■ **Records for this exercise**:
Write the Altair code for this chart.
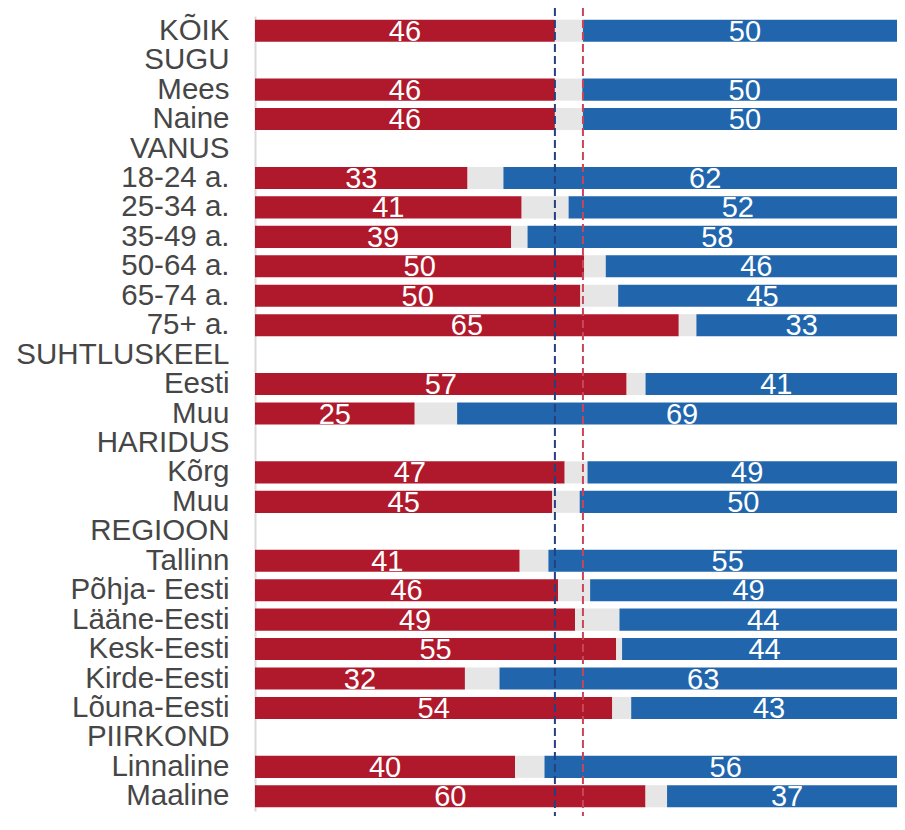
import json
import altair as alt
import pandas as pd

categories = ["KÕIK", "SUGU", "Mees", "Naine", "VANUS", "18-24 a.", "25-34 a.",
              "35-49 a.", "50-64 a.", "65-74 a.", "75+ a.", "SUHTLUSKEEL", "Eesti",
              "Muu", "HARIDUS", "Kõrg", "Muu", "REGIOON", "Tallinn", "Põhja- Eesti",
              "Lääne-Eesti", "Kesk-Eesti", "Kirde-Eesti", "Lõuna-Eesti", "PIIRKOND",
              "Linnaline", "Maaline"]
red = [46.0, None, 46.0, 46.0, None, 32.6, 40.9, 39.3, 50.5, 49.9, 65.0, None, 57.0,
       24.5, None, 47.5, 45.6, None, 40.6, 46.5, 49.1, 55.4, 32.2, 54.8, None, 39.9, 59.9]
blue = [49.7, None, 49.8, 49.7, None, 61.9, 51.9, 58.2, 46.2, 44.3, 32.3, None, 40.1,
        69.0, None, 49.0, 50.2, None, 55.0, 48.6, 44.1, 43.7, 62.5, 42.3, None, 55.6, 36.8]
red_labels = [46, None, 46, 46, None, 33, 41, 39, 50, 50, 65, None, 57, 25, None, 47,
              45, None, 41, 46, 49, 55, 32, 54, None, 40, 60]
blue_labels = [50, None, 50, 50, None, 62, 52, 58, 46, 45, 33, None, 41, 69, None, 49,
               50, None, 55, 49, 44, 44, 63, 43, None, 56, 37]

RED = "#B0192C"
BLUE = "#2166AC"
GREY = "#E6E6E6"

keys = [f"{i:02d}" for i in range(len(categories))]

bar_rows = []
text_rows = []
for k, r, b, rl, bl in zip(keys, red, blue, red_labels, blue_labels):
    if r is None:
        continue
    bstart = 100 - b
    bar_rows.append({"key": k, "seg": "red", "start": 0, "end": r})
    bar_rows.append({"key": k, "seg": "grey", "start": r, "end": bstart})
    bar_rows.append({"key": k, "seg": "blue", "start": bstart, "end": 100})
    text_rows.append({"key": k, "mid": r / 2, "label": str(rl)})
    text_rows.append({"key": k, "mid": (bstart + 100) / 2, "label": str(bl)})

bars_df = pd.DataFrame(bar_rows)
text_df = pd.DataFrame(text_rows)
rules_df = pd.DataFrame({"x": [red[0], 100 - blue[0]],
                         "c": ["#24407F", "#C8465A"]})

W, H = 642, 795
XMAX = 98.47  # the bars run a little past the right edge of the picture
label_expr = json.dumps(categories, ensure_ascii=False) + "[toNumber(datum.value)]"

xscale = alt.Scale(domain=[0, XMAX], nice=False, zero=True)
yenc = alt.Y("key:N",
             scale=alt.Scale(domain=keys, paddingInner=0.25, paddingOuter=0.125),
             axis=alt.Axis(title=None, labelExpr=label_expr, ticks=False,
                           labelPadding=26, labelFontSize=29.5,
                           labelFont="Liberation Sans", labelColor="#464646",
                           labelLimit=400, domainColor="#D9D9D9", domainWidth=2,
                           grid=False))

bars = alt.Chart(bars_df).mark_bar(clip=True).encode(
    x=alt.X("start:Q", scale=xscale, axis=None),
    x2="end:Q",
    y=yenc,
    color=alt.Color("seg:N",
                    scale=alt.Scale(domain=["red", "grey", "blue"],
                                    range=[RED, GREY, BLUE]),
                    legend=None),
)

texts = alt.Chart(text_df).mark_text(
    color="white", fontSize=29, font="Liberation Sans", baseline="middle", dy=1
).encode(
    x=alt.X("mid:Q", scale=xscale, axis=None),
    y=alt.Y("key:N"),
    text="label:N",
)

rules = alt.Chart(rules_df).mark_rule(strokeDash=[8, 4], strokeWidth=2).encode(
    x=alt.X("x:Q", scale=xscale, axis=None),
    y=alt.value(-8),
    y2=alt.value(H + 5),
    color=alt.Color("c:N", scale=None),
)

chart = alt.layer(bars, rules, texts).properties(
    width=W, height=H,
    autosize=alt.AutoSizeParams(type="none"),
    padding={"left": 247, "top": 8, "right": 0, "bottom": 5},
).configure_view(stroke=None)

chart.save("out.html", embed_options={"renderer": "svg", "actions": False})
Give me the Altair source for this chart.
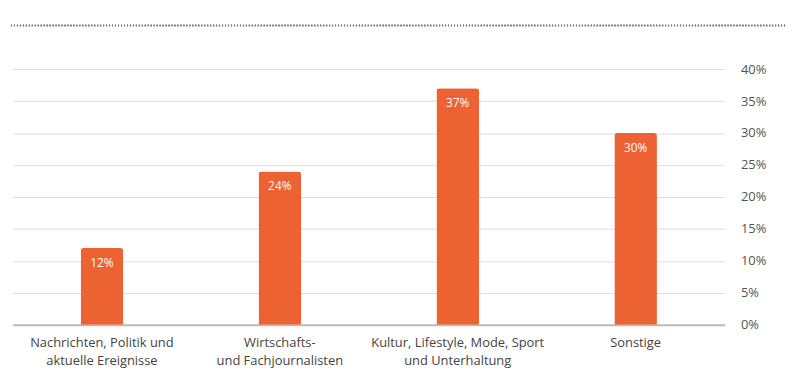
import altair as alt
import pandas as pd

categories = [
    "Nachrichten, Politik und|aktuelle Ereignisse",
    "Wirtschafts-|und Fachjournalisten",
    "Kultur, Lifestyle, Mode, Sport|und Unterhaltung",
    "Sonstige",
]
values = [12, 24, 37, 30]
labels = ["12%", "24%", "37%", "30%"]
y_ticks = [0, 5, 10, 15, 20, 25, 30, 35, 40]

df = pd.DataFrame({"cat": categories, "val": values, "lab": labels})

FONT = "Open Sans"
ORANGE = "#EC6233"

x = alt.X(
    "cat:N",
    sort=categories,
    title=None,
    scale=alt.Scale(paddingInner=0, paddingOuter=0),
    axis=alt.Axis(
        labelAngle=0,
        labelExpr="split(datum.label, '|')",
        labelFontSize=13,
        labelColor="#444444",
        labelFont=FONT,
        labelPadding=12,
        labelLineHeight=18,
        ticks=False,
        domainColor="#BBBBBB",
        domainWidth=2,
    ),
)
y = alt.Y(
    "val:Q",
    title=None,
    scale=alt.Scale(domain=[0, 40], nice=False),
    axis=alt.Axis(
        orient="right",
        values=y_ticks,
        labelExpr="datum.value + '%'",
        labelOverlap=False,
        tickCount=20,
        ticks=False,
        domain=False,
        labelPadding=16,
        labelFontSize=13,
        labelColor="#555555",
        labelFont=FONT,
        gridColor="#DDDDDD",
        gridWidth=1,
    ),
)

base = alt.Chart(df)
bars = base.mark_bar(size=43, color=ORANGE, cornerRadiusTopLeft=3, cornerRadiusTopRight=3).encode(x=x, y=y)
text = base.mark_text(dy=15, color="white", fontSize=12, font=FONT, baseline="middle").encode(
    x=x, y=y, text="lab:N"
)
dotted = base.mark_rule(color="#777777", strokeDash=[1, 2], strokeWidth=1.5).encode(
    x=alt.value(-2), x2=alt.value(780), y=alt.value(-44)
)

chart = (
    alt.layer(bars, text, dotted)
    .properties(width=718, height=258, padding={"left": 2, "top": 15, "right": 5, "bottom": 5})
    .configure_view(stroke=None)
)
chart.save("out.html", embed_options={"renderer": "svg", "actions": False})
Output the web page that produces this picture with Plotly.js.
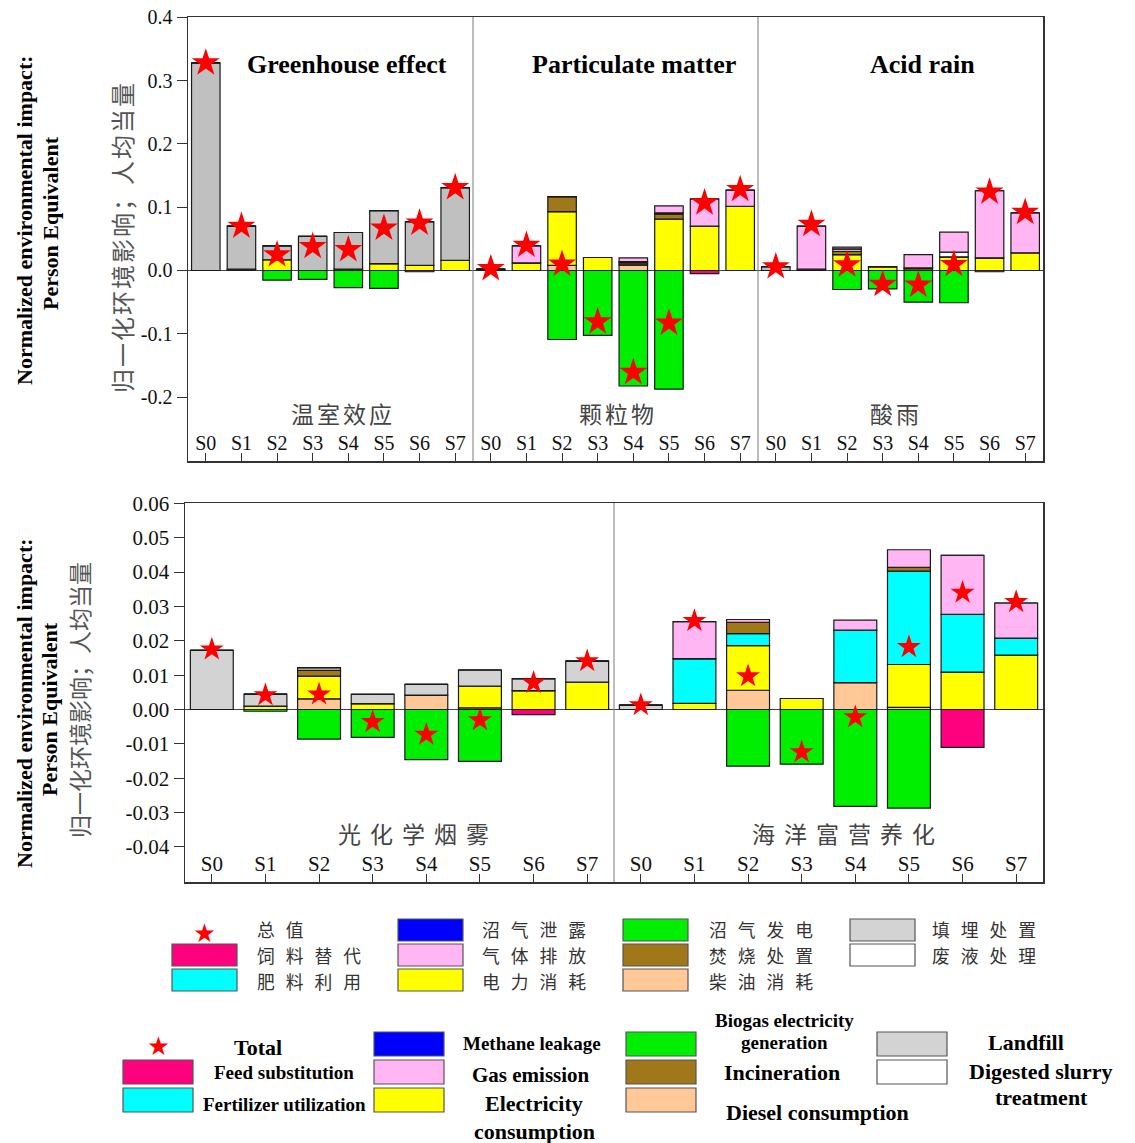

■ **Exercise goal**:
Copy out each line of the records that holds the string "picture".

■ **The output**:
XMAX = 98.47  # the bars run a little past the right edge of the picture
Output the web page that produces this picture with Plotly.js.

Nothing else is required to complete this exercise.